Requirement:
Return the material exactly as supplied, apart from the pictures, which are omitted.
•••
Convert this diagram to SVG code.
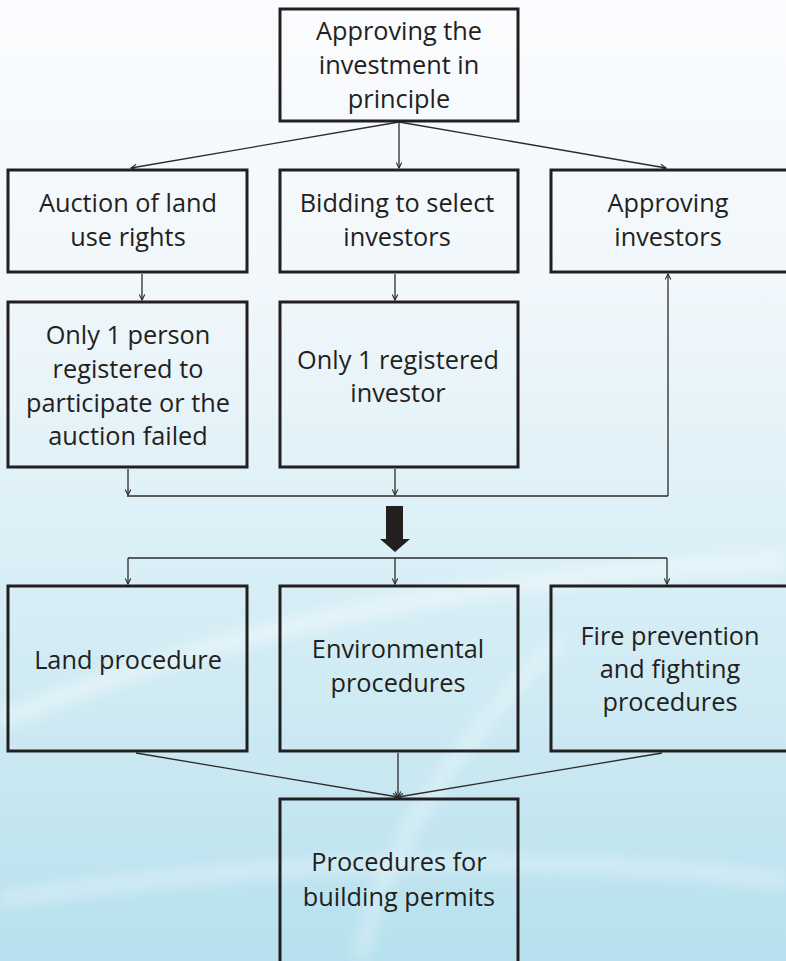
<svg xmlns="http://www.w3.org/2000/svg" width="786" height="961" viewBox="0 0 786 961">
<style>
.box{fill:none;stroke:#231f20;stroke-width:3}
.t{font-family:"Open Sans","Liberation Sans",sans-serif;font-size:25.3px;fill:#231f20;text-anchor:middle}
.c{fill:none;stroke:#2b2b2b;stroke-width:1.3}
</style>
<defs>
<linearGradient id="bg" x1="0" y1="0" x2="0" y2="1">
<stop offset="0" stop-color="#fbfcfe"/>
<stop offset="0.3" stop-color="#f1f7fb"/>
<stop offset="0.55" stop-color="#dcf0f7"/>
<stop offset="0.8" stop-color="#c9e8f2"/>
<stop offset="1" stop-color="#b6e0ee"/>
</linearGradient>
<filter id="blur" x="-20%" y="-50%" width="140%" height="200%"><feGaussianBlur stdDeviation="8"/></filter>
<marker id="ah" viewBox="0 0 10 10" refX="9" refY="5" markerWidth="7" markerHeight="7" markerUnits="userSpaceOnUse" orient="auto">
<path d="M1,1 L9,5 L1,9" fill="none" stroke="#2b2b2b" stroke-width="1.6"/>
</marker>
</defs>
<rect width="786" height="961" fill="url(#bg)"/>
<g filter="url(#blur)" opacity="0.5">
<path d="M0,720 C200,640 420,580 786,560" fill="none" stroke="#ffffff" stroke-width="14"/>
<path d="M360,960 C380,860 440,760 560,640" fill="none" stroke="#ffffff" stroke-width="10"/>
<path d="M0,900 C250,860 520,850 786,880" fill="none" stroke="#ffffff" stroke-width="10"/>
</g>
<g id="connectors">
<line class="c" x1="399" y1="122" x2="131" y2="168" marker-end="url(#ah)"/>
<line class="c" x1="399" y1="122" x2="399" y2="168" marker-end="url(#ah)"/>
<line class="c" x1="399" y1="122" x2="666" y2="168" marker-end="url(#ah)"/>
<line class="c" x1="142" y1="274" x2="142" y2="300" marker-end="url(#ah)"/>
<line class="c" x1="395" y1="274" x2="395" y2="300" marker-end="url(#ah)"/>
<line class="c" x1="128" y1="469" x2="128" y2="495" marker-end="url(#ah)"/>
<line class="c" x1="395" y1="469" x2="395" y2="495" marker-end="url(#ah)"/>
<line class="c" x1="127" y1="496" x2="668" y2="496"/>
<polyline class="c" points="668,496 668,274" marker-end="url(#ah)"/>
<polygon points="386,506 403,506 403,539 410,539 395,552 380,539 386,539" fill="#231f20"/>
<line class="c" x1="128" y1="558" x2="667" y2="558"/>
<line class="c" x1="128" y1="558" x2="128" y2="584" marker-end="url(#ah)"/>
<line class="c" x1="395" y1="558" x2="395" y2="584" marker-end="url(#ah)"/>
<line class="c" x1="667" y1="558" x2="667" y2="584" marker-end="url(#ah)"/>
<line class="c" x1="136" y1="753" x2="398" y2="797" marker-end="url(#ah)"/>
<line class="c" x1="398" y1="753" x2="398" y2="797" marker-end="url(#ah)"/>
<line class="c" x1="662" y1="753" x2="398" y2="797" marker-end="url(#ah)"/>
</g>
<g id="n1"><rect class="box" x="280" y="9" width="238" height="112"/>
<text class="t" x="399" y="40">Approving the</text><text class="t" x="399" y="74">investment in</text><text class="t" x="399" y="108">principle</text></g>
<g id="n2"><rect class="box" x="8" y="170" width="239" height="102"/>
<text class="t" x="128" y="212">Auction of land</text><text class="t" x="128" y="246">use rights</text></g>
<g id="n3"><rect class="box" x="280" y="170" width="238" height="102"/>
<text class="t" x="397" y="212">Bidding to select</text><text class="t" x="397" y="246">investors</text></g>
<g id="n4"><rect class="box" x="551" y="170" width="240" height="102"/>
<text class="t" x="668" y="212">Approving</text><text class="t" x="668" y="246">investors</text></g>
<g id="n5"><rect class="box" x="8" y="302" width="239" height="165"/>
<text class="t" x="128" y="344">Only 1 person</text><text class="t" x="128" y="378">registered to</text><text class="t" x="128" y="412">participate or the</text><text class="t" x="128" y="445">auction failed</text></g>
<g id="n6"><rect class="box" x="280" y="302" width="238" height="165"/>
<text class="t" x="398" y="369">Only 1 registered</text><text class="t" x="398" y="402">investor</text></g>
<g id="n7"><rect class="box" x="8" y="586" width="239" height="165"/>
<text class="t" x="128" y="669">Land procedure</text></g>
<g id="n8"><rect class="box" x="280" y="586" width="238" height="165"/>
<text class="t" x="398" y="658">Environmental</text><text class="t" x="398" y="692">procedures</text></g>
<g id="n9"><rect class="box" x="551" y="586" width="240" height="165"/>
<text class="t" x="670" y="645">Fire prevention</text><text class="t" x="670" y="678">and fighting</text><text class="t" x="670" y="711">procedures</text></g>
<g id="n10"><rect class="box" x="280" y="799" width="238" height="180"/>
<text class="t" x="399" y="871">Procedures for</text><text class="t" x="399" y="906">building permits</text></g>
</svg>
•••
Answer:
Convert this diagram to SVG code.
<svg xmlns="http://www.w3.org/2000/svg" width="786" height="961" viewBox="0 0 786 961">
<style>
.box{fill:none;stroke:#231f20;stroke-width:3}
.t{font-family:"Open Sans","Liberation Sans",sans-serif;font-size:25.3px;fill:#231f20;text-anchor:middle}
.c{fill:none;stroke:#2b2b2b;stroke-width:1.3}
</style>
<defs>
<linearGradient id="bg" x1="0" y1="0" x2="0" y2="1">
<stop offset="0" stop-color="#fbfcfe"/>
<stop offset="0.3" stop-color="#f1f7fb"/>
<stop offset="0.55" stop-color="#dcf0f7"/>
<stop offset="0.8" stop-color="#c9e8f2"/>
<stop offset="1" stop-color="#b6e0ee"/>
</linearGradient>
<filter id="blur" x="-20%" y="-50%" width="140%" height="200%"><feGaussianBlur stdDeviation="8"/></filter>
<marker id="ah" viewBox="0 0 10 10" refX="9" refY="5" markerWidth="7" markerHeight="7" markerUnits="userSpaceOnUse" orient="auto">
<path d="M1,1 L9,5 L1,9" fill="none" stroke="#2b2b2b" stroke-width="1.6"/>
</marker>
</defs>
<rect width="786" height="961" fill="url(#bg)"/>
<g filter="url(#blur)" opacity="0.5">
<path d="M0,720 C200,640 420,580 786,560" fill="none" stroke="#ffffff" stroke-width="14"/>
<path d="M360,960 C380,860 440,760 560,640" fill="none" stroke="#ffffff" stroke-width="10"/>
<path d="M0,900 C250,860 520,850 786,880" fill="none" stroke="#ffffff" stroke-width="10"/>
</g>
<g id="connectors">
<line class="c" x1="399" y1="122" x2="131" y2="168" marker-end="url(#ah)"/>
<line class="c" x1="399" y1="122" x2="399" y2="168" marker-end="url(#ah)"/>
<line class="c" x1="399" y1="122" x2="666" y2="168" marker-end="url(#ah)"/>
<line class="c" x1="142" y1="274" x2="142" y2="300" marker-end="url(#ah)"/>
<line class="c" x1="395" y1="274" x2="395" y2="300" marker-end="url(#ah)"/>
<line class="c" x1="128" y1="469" x2="128" y2="495" marker-end="url(#ah)"/>
<line class="c" x1="395" y1="469" x2="395" y2="495" marker-end="url(#ah)"/>
<line class="c" x1="127" y1="496" x2="668" y2="496"/>
<polyline class="c" points="668,496 668,274" marker-end="url(#ah)"/>
<polygon points="386,506 403,506 403,539 410,539 395,552 380,539 386,539" fill="#231f20"/>
<line class="c" x1="128" y1="558" x2="667" y2="558"/>
<line class="c" x1="128" y1="558" x2="128" y2="584" marker-end="url(#ah)"/>
<line class="c" x1="395" y1="558" x2="395" y2="584" marker-end="url(#ah)"/>
<line class="c" x1="667" y1="558" x2="667" y2="584" marker-end="url(#ah)"/>
<line class="c" x1="136" y1="753" x2="398" y2="797" marker-end="url(#ah)"/>
<line class="c" x1="398" y1="753" x2="398" y2="797" marker-end="url(#ah)"/>
<line class="c" x1="662" y1="753" x2="398" y2="797" marker-end="url(#ah)"/>
</g>
<g id="n1"><rect class="box" x="280" y="9" width="238" height="112"/>
<text class="t" x="399" y="40">Approving the</text><text class="t" x="399" y="74">investment in</text><text class="t" x="399" y="108">principle</text></g>
<g id="n2"><rect class="box" x="8" y="170" width="239" height="102"/>
<text class="t" x="128" y="212">Auction of land</text><text class="t" x="128" y="246">use rights</text></g>
<g id="n3"><rect class="box" x="280" y="170" width="238" height="102"/>
<text class="t" x="397" y="212">Bidding to select</text><text class="t" x="397" y="246">investors</text></g>
<g id="n4"><rect class="box" x="551" y="170" width="240" height="102"/>
<text class="t" x="668" y="212">Approving</text><text class="t" x="668" y="246">investors</text></g>
<g id="n5"><rect class="box" x="8" y="302" width="239" height="165"/>
<text class="t" x="128" y="344">Only 1 person</text><text class="t" x="128" y="378">registered to</text><text class="t" x="128" y="412">participate or the</text><text class="t" x="128" y="445">auction failed</text></g>
<g id="n6"><rect class="box" x="280" y="302" width="238" height="165"/>
<text class="t" x="398" y="369">Only 1 registered</text><text class="t" x="398" y="402">investor</text></g>
<g id="n7"><rect class="box" x="8" y="586" width="239" height="165"/>
<text class="t" x="128" y="669">Land procedure</text></g>
<g id="n8"><rect class="box" x="280" y="586" width="238" height="165"/>
<text class="t" x="398" y="658">Environmental</text><text class="t" x="398" y="692">procedures</text></g>
<g id="n9"><rect class="box" x="551" y="586" width="240" height="165"/>
<text class="t" x="670" y="645">Fire prevention</text><text class="t" x="670" y="678">and fighting</text><text class="t" x="670" y="711">procedures</text></g>
<g id="n10"><rect class="box" x="280" y="799" width="238" height="180"/>
<text class="t" x="399" y="871">Procedures for</text><text class="t" x="399" y="906">building permits</text></g>
</svg>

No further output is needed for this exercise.